In this project our group was much more involved from the beginning than in SARNET one, since we signed with a project with the same name at the national level, which provide services for the design and development of both the tools and the practical application. This project started due to the interest of CSN to develop a safety margins action plan (SMAP) due to new challenges as; increases in power, life extension or fuel burn involving a challenge for maintaining safety margins requirements of regulatory agencies. These changes could lead the plants near or even beyond the base design limits. New methodologies able to study these problems in an integrated manner should be developed.
ISA methodology and SCAIS are precisely designed to perform such studies in a systematic way and being able to perform a detailed analysis in a much faster way than other methods.
One of the strengths of SCAIS is to be coupled to a “fast-running” integral plant code as MAAP, where simulations last minutes. The result can be considered qualitatively and if necessary a more detailed study can be developed in the area having problems. There were several accidents that were studied during the course of the project, our group studied a Loss of Auxiliary Feed Water followed by a Seal LOCA.
Five headers were considered from the PSA analysis where the most important ones were analyzed.

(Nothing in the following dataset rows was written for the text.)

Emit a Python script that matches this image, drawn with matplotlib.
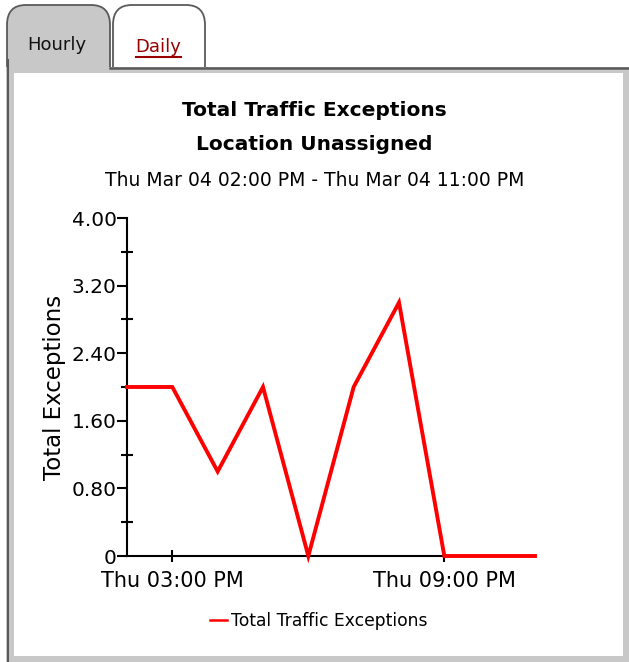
import matplotlib
matplotlib.use('Agg')
import matplotlib.pyplot as plt
from matplotlib.patches import FancyBboxPatch, Rectangle
from matplotlib.lines import Line2D

W, H = 629, 662

# data (hourly, Thu Mar 04)
hours = [14, 15, 16, 17, 18, 19, 20, 21, 22, 23]
exceptions = [2, 2, 1, 2, 0, 2, 3, 0, 0, 0]
tick_hours = [15, 21]
tick_labels = ['Thu 03:00 PM', 'Thu 09:00 PM']
y_ticks = [0, 0.8, 1.6, 2.4, 3.2, 4.0]
y_tick_labels = ['0', '0.80', '1.60', '2.40', '3.20', '4.00']
y_minor = [0.4, 1.2, 2.0, 2.8, 3.6]

TAB_GRAY = '#c8c8c8'
EDGE = '#5a5a5a'


def fx(px):
    return px / W


def fy(py):
    return 1 - py / H


plt.rcParams['font.family'] = ['DejaVu Sans']

fig = plt.figure(figsize=(W / 100, H / 100), dpi=100)

# tabs and panel frame
hourly = FancyBboxPatch((fx(7), fy(100)), fx(110) - fx(7), fy(5) - fy(100),
                        boxstyle='round,pad=0,rounding_size=0.03', transform=fig.transFigure,
                        facecolor=TAB_GRAY, edgecolor=EDGE, linewidth=1.3, zorder=-10)
daily = FancyBboxPatch((fx(113), fy(100)), fx(205) - fx(113), fy(5) - fy(100),
                       boxstyle='round,pad=0,rounding_size=0.03', transform=fig.transFigure,
                       facecolor='white', edgecolor=EDGE, linewidth=1.3, zorder=-10)
fig.patches.extend([hourly, daily])
panel = Rectangle((fx(6), 0), 1 - fx(6), fy(67), transform=fig.transFigure,
                  facecolor=TAB_GRAY, edgecolor='none', zorder=-9)
inner = Rectangle((fx(14), fy(656)), fx(623) - fx(14), fy(73) - fy(656),
                  transform=fig.transFigure, facecolor='white', edgecolor='none', zorder=-8)
fig.patches.extend([panel, inner])
fig.lines.append(Line2D([fx(110), 1], [fy(67.5), fy(67.5)], transform=fig.transFigure,
                        color=EDGE, linewidth=1.8, zorder=-7))
fig.lines.append(Line2D([fx(7.5), fx(7.5)], [0, fy(60)], transform=fig.transFigure,
                        color=EDGE, linewidth=1.5, zorder=-7))

fig.text(fx(57), fy(45), 'Hourly', ha='center', va='center', fontsize=13, color='#111111')
fig.text(fx(158), fy(47), 'Daily', ha='center', va='center', fontsize=13, color='#990000')
fig.lines.append(Line2D([fx(136), fx(181)], [fy(57), fy(57)], transform=fig.transFigure,
                        color='#990000', linewidth=1.5))

# titles
fig.text(0.5, fy(110), 'Total Traffic Exceptions', ha='center', va='center',
         fontsize=14.5, fontweight='bold')
fig.text(0.5, fy(145), 'Location Unassigned', ha='center', va='center',
         fontsize=14.5, fontweight='bold')
fig.text(0.5, fy(181), 'Thu Mar 04 02:00 PM - Thu Mar 04 11:00 PM', ha='center', va='center',
         fontsize=13.5)

ax = fig.add_axes([fx(127), fy(556), fx(535) - fx(127), fy(218) - fy(556)])
ax.patch.set_visible(False)
ax.plot(hours, exceptions, color='#ff0000', linewidth=2.8, label='Total Traffic Exceptions',
        solid_joinstyle='miter', clip_on=False, zorder=3)
ax.set_xlim(hours[0], hours[-1])
ax.set_ylim(0, 4.0)
ax.set_xticks(tick_hours)
ax.set_xticklabels(tick_labels, fontsize=15)
ax.set_yticks(y_ticks)
ax.set_yticklabels(y_tick_labels, fontsize=14.5)
ax.set_yticks(y_minor, minor=True)
ax.tick_params(axis='y', which='major', direction='out', length=7, width=1.5, pad=0.5)
ax.tick_params(axis='y', which='minor', direction='inout', length=9, width=1.5)
ax.tick_params(axis='x', which='major', direction='inout', length=9, width=1.5, pad=6)
for side in ['top', 'right']:
    ax.spines[side].set_visible(False)
for side in ['left', 'bottom']:
    ax.spines[side].set_linewidth(1.5)
ax.set_ylabel('Total Exceptions', fontsize=16.5, labelpad=4)

ax.legend(loc='center', bbox_to_anchor=(0.47, (fy(621) - fy(556)) / (fy(218) - fy(556))),
          bbox_transform=ax.transAxes, frameon=False, fontsize=12.3, handlelength=1.0,
          handletextpad=0.25)
for line in ax.get_legend().get_lines():
    line.set_linewidth(1.8)

fig.savefig('out.png', dpi=100)
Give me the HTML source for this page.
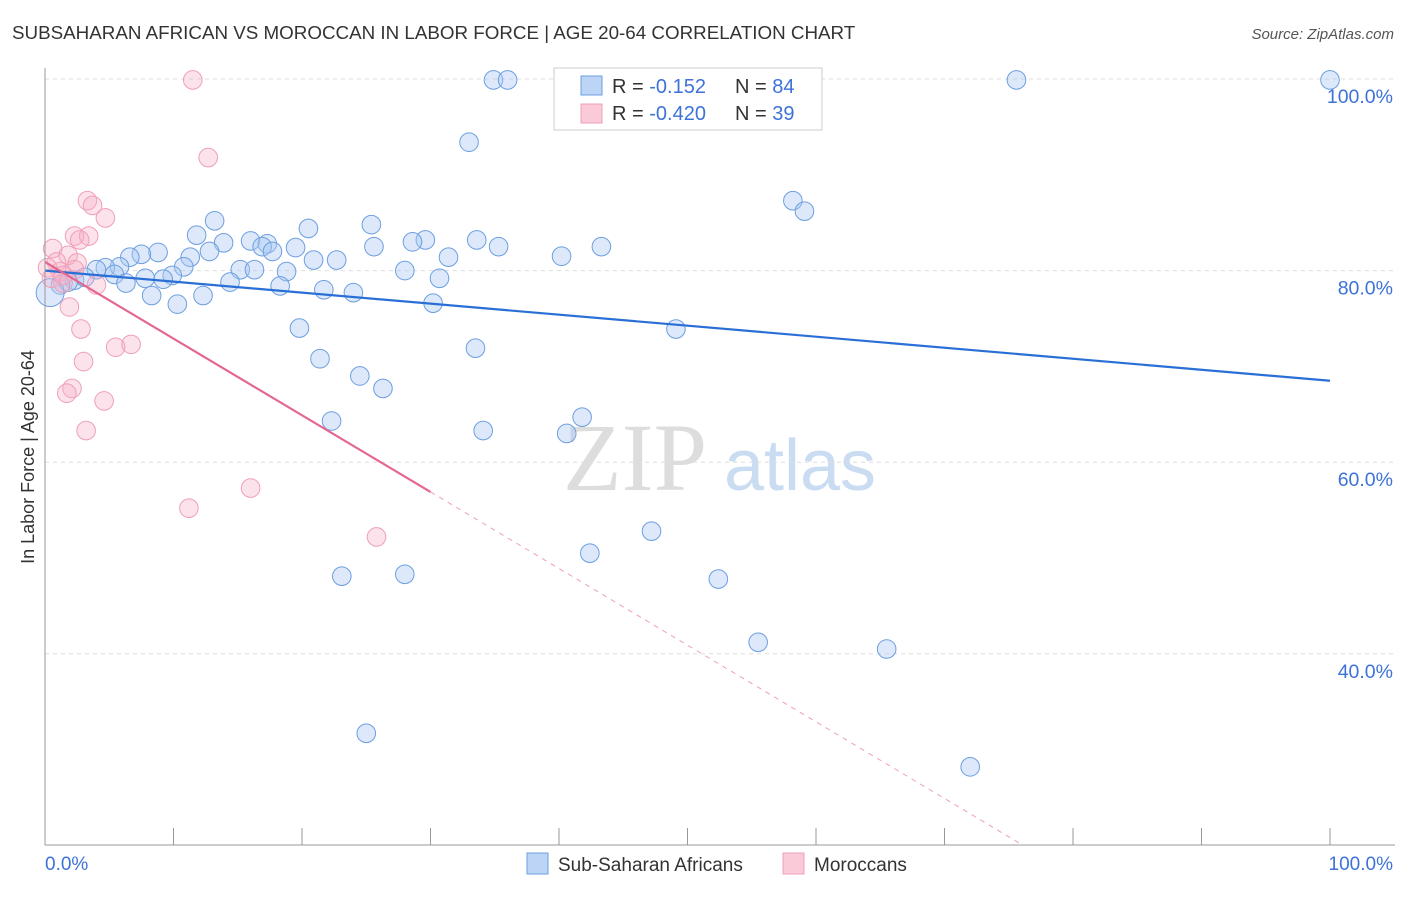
<!DOCTYPE html>
<html><head><meta charset="utf-8"><style>
body{margin:0;background:#fff;font-family:"Liberation Sans",sans-serif}
</style></head><body>
<svg id="c" width="1406" height="892" xmlns="http://www.w3.org/2000/svg">
<text x="12" y="39" font-size="18.8" fill="#333">SUBSAHARAN AFRICAN VS MOROCCAN IN LABOR FORCE | AGE 20-64 CORRELATION CHART</text>
<text x="1394" y="39" font-size="15" fill="#555" text-anchor="end" font-style="italic">Source: ZipAtlas.com</text>
<text x="34" y="457" font-size="18" fill="#333" text-anchor="middle" transform="rotate(-90 34 457)">In Labor Force | Age 20-64</text>
<g><text x="635" y="490" font-size="96" fill="#ddd" text-anchor="middle" font-family="Liberation Serif,serif">ZIP</text><text x="800" y="490" font-size="72" fill="#c9dcf2" text-anchor="middle">atlas</text></g>
<g id="grid"></g><g id="marks"></g><g id="lines"></g>
<line x1="45" y1="68" x2="45" y2="845" stroke="#999"/>
<line x1="45" y1="845" x2="1395" y2="845" stroke="#999"/>
<text x="45" y="870" font-size="19" fill="#3d72d8">0.0%</text>
<text x="1393" y="870" font-size="19" fill="#3d72d8" text-anchor="end">100.0%</text>
<g>
<rect x="554" y="68" width="268" height="62" fill="#fff" stroke="#ccc"/>
<rect x="581" y="76" width="21" height="19" fill="#bcd4f5" stroke="#6d9fe0"/>
<rect x="581" y="104" width="21" height="19" fill="#fbcad8" stroke="#eea0b8"/>
<text x="612" y="93" font-size="20" fill="#333">R = <tspan fill="#3d72d8">-0.152</tspan></text>
<text x="735" y="93" font-size="20" fill="#333">N = <tspan fill="#3d72d8">84</tspan></text>
<text x="612" y="120" font-size="20" fill="#333">R = <tspan fill="#3d72d8">-0.420</tspan></text>
<text x="735" y="120" font-size="20" fill="#333">N = <tspan fill="#3d72d8">39</tspan></text>
</g>
<g><rect x="527" y="853" width="21" height="21" fill="#bcd4f5" stroke="#6d9fe0"/><text x="558" y="871" font-size="19" fill="#333">Sub-Saharan Africans</text></g>
<g><rect x="783" y="853" width="21" height="21" fill="#fbcad8" stroke="#eea0b8"/><text x="814" y="871" font-size="19" fill="#333">Moroccans</text></g>
</svg>
<script>
const yTicks=[100,80,60,40];
const xTicks=[0,10,20,30,40,50,60,70,80,90,100];
const blueX=[34.9,36.0,75.6,100,46.1,33.0,58.2,59.1,13.2,25.4,20.5,11.8,29.6,28.6,33.6,16.0,13.9,17.3,25.6,35.3,43.3,19.5,16.9,17.7,12.8,8.8,7.5,6.6,11.3,40.2,31.4,20.9,22.7,10.8,5.8,4.7,4.0,15.2,16.3,28.0,18.8,5.4,9.9,7.8,9.2,30.7,14.4,6.3,2.3,3.1,1.2,1.8,18.3,21.7,24.0,8.3,12.3,10.3,30.2,19.8,49.1,33.5,21.4,24.5,26.3,41.8,22.3,40.6,34.1,47.2,42.4,23.1,28.0,52.4,55.5,65.5,25.0,72.0];
const blueY=[99.9,99.9,99.9,99.9,100,93.4,87.3,86.2,85.2,84.8,84.4,83.7,83.2,83.0,83.2,83.1,82.9,82.8,82.5,82.5,82.5,82.4,82.5,82.0,82.0,81.9,81.7,81.4,81.4,81.5,81.4,81.1,81.1,80.4,80.4,80.3,80.1,80.1,80.1,80.0,79.9,79.6,79.5,79.2,79.1,79.2,78.8,78.7,79.0,79.3,78.5,78.8,78.4,78.0,77.7,77.4,77.4,76.5,76.6,74.0,73.9,71.9,70.8,69.0,67.7,64.7,64.3,63.0,63.3,52.8,50.5,48.1,48.3,47.8,41.2,40.5,31.7,28.2];
const pinkX=[11.5,12.7,3.3,3.7,4.7,2.3,3.4,2.7,0.6,1.8,0.9,2.5,0.2,1.2,0.5,1.4,4.0,1.9,2.8,3.0,5.5,6.7,2.1,1.7,4.6,3.2,16.0,11.2,25.8,1.4,2.3];
const pinkY=[99.9,91.8,87.3,86.8,85.5,83.6,83.6,83.2,82.3,81.6,80.9,80.8,80.3,79.9,79.2,78.7,78.5,76.2,73.9,70.5,72.0,72.3,67.7,67.2,66.4,63.3,57.3,55.2,52.2,79.5,80.1];
const blueFit=[80.0,68.5];
const pinkFit=[80.9,-0.8,30,75.9];
const X=v=>45+v*12.85, Y=v=>1037-v*9.58;
const NS='http://www.w3.org/2000/svg';
function mk(t,a,p){const e=document.createElementNS(NS,t);for(const k in a)e.setAttribute(k,a[k]);p.appendChild(e);return e;}
const g=document.getElementById('grid'),m=document.getElementById('marks'),l=document.getElementById('lines');
yTicks.forEach(v=>{const ln=mk('line',{x1:45,x2:1395,y1:Y(v),y2:Y(v),stroke:'#ddd','stroke-dasharray':'4 4'},g);


const t=mk('text',{x:1393,y:Y(v)+24,'font-size':19.5,fill:'#3d72d8','text-anchor':'end'},g);t.textContent=v.toFixed(1)+'%';

});
xTicks.forEach(v=>{const ln=mk('line',{x1:X(v),x2:X(v),y1:828,y2:845,stroke:'#999'},g);

});
blueX.forEach((v,i)=>{const c=mk('circle',{cx:X(v),cy:Y(blueY[i]),r:9.3,fill:'rgba(170,200,242,0.4)',stroke:'#6d9fe0','stroke-width':1},m);

});
const big=mk('circle',{cx:X(0.4),cy:Y(77.7),r:14,fill:'rgba(170,200,242,0.4)',stroke:'#6d9fe0'},m);


pinkX.forEach((v,i)=>{const c=mk('circle',{cx:X(v),cy:Y(pinkY[i]),r:9.3,fill:'rgba(245,175,198,0.35)',stroke:'#eea0b8','stroke-width':1},m);

});
const bl=mk('line',{x1:X(0),y1:Y(blueFit[0]),x2:X(100),y2:Y(blueFit[1]),stroke:'#2a6fd6','stroke-width':2.2},l);


const pf=x=>pinkFit[0]+pinkFit[1]*x;
const p1=mk('line',{x1:X(0),y1:Y(pf(0)),x2:X(pinkFit[2]),y2:Y(pf(pinkFit[2])),stroke:'#e5668e','stroke-width':2.2},l);


const p2=mk('line',{x1:X(pinkFit[2]),y1:Y(pf(pinkFit[2])),x2:X(pinkFit[3]),y2:Y(pf(pinkFit[3])),stroke:'#eea0b8','stroke-width':1,'stroke-dasharray':'5 5'},l);


</script>
</body></html>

The Dynamic Event Tree (DET) generated with SIMPROC is studied with SCAIS-MAAP where the operator performed the recovery of SIS (Safety Injection System, High-and Low Pressure Safety Injection) and manual cool down and depressurization of the primary system by means of Steam Generator (following the corresponding EOPs) . They were the stochastic events considered. The accumulators inyection systems was considered a deterministic event.
During the design problem to be simulated, several concepts underlying the TSD and not considered in SARNET appeared as auxiliary stimuli.
In this case it was clear that although security systems are deterministic, they can not be operated until water supply recovery. Concepts began to appear as the previous damage ( area of no return, no matter where they enter systems because it has already achieved some of the defined damage) and the Damage Domain. The evolution of SCAIS was the design and development of component paths for analysis, validation of the Risk Assessment component responsible for the analysis of transient damage generated during the analysis.
This application were developed in the framework of the Nuclear Energy Agency project on Safety Margin Assessment and Applications (SM2A). The Damage Domain area of a selected sequence from a loss of Component CoolingWater with a subsequent seal LOCA was calculated. Uncertainty actions were considered:
- SG: Manual cooldown by means of Stem Generator.
- RCV: Recovery of safety injection system, HPSI & LPSI.
The safety variable Peak Clad Temperature (TCRHOT in MAAP code) shows which simulations leads to core damage and which do not (PCT > 1500 K).
The results achieved shown how the system can be adapted to a wide range of purposes such as Dynamic Event Tree delineation, Emergency Operating Procedures and Damage Domain search.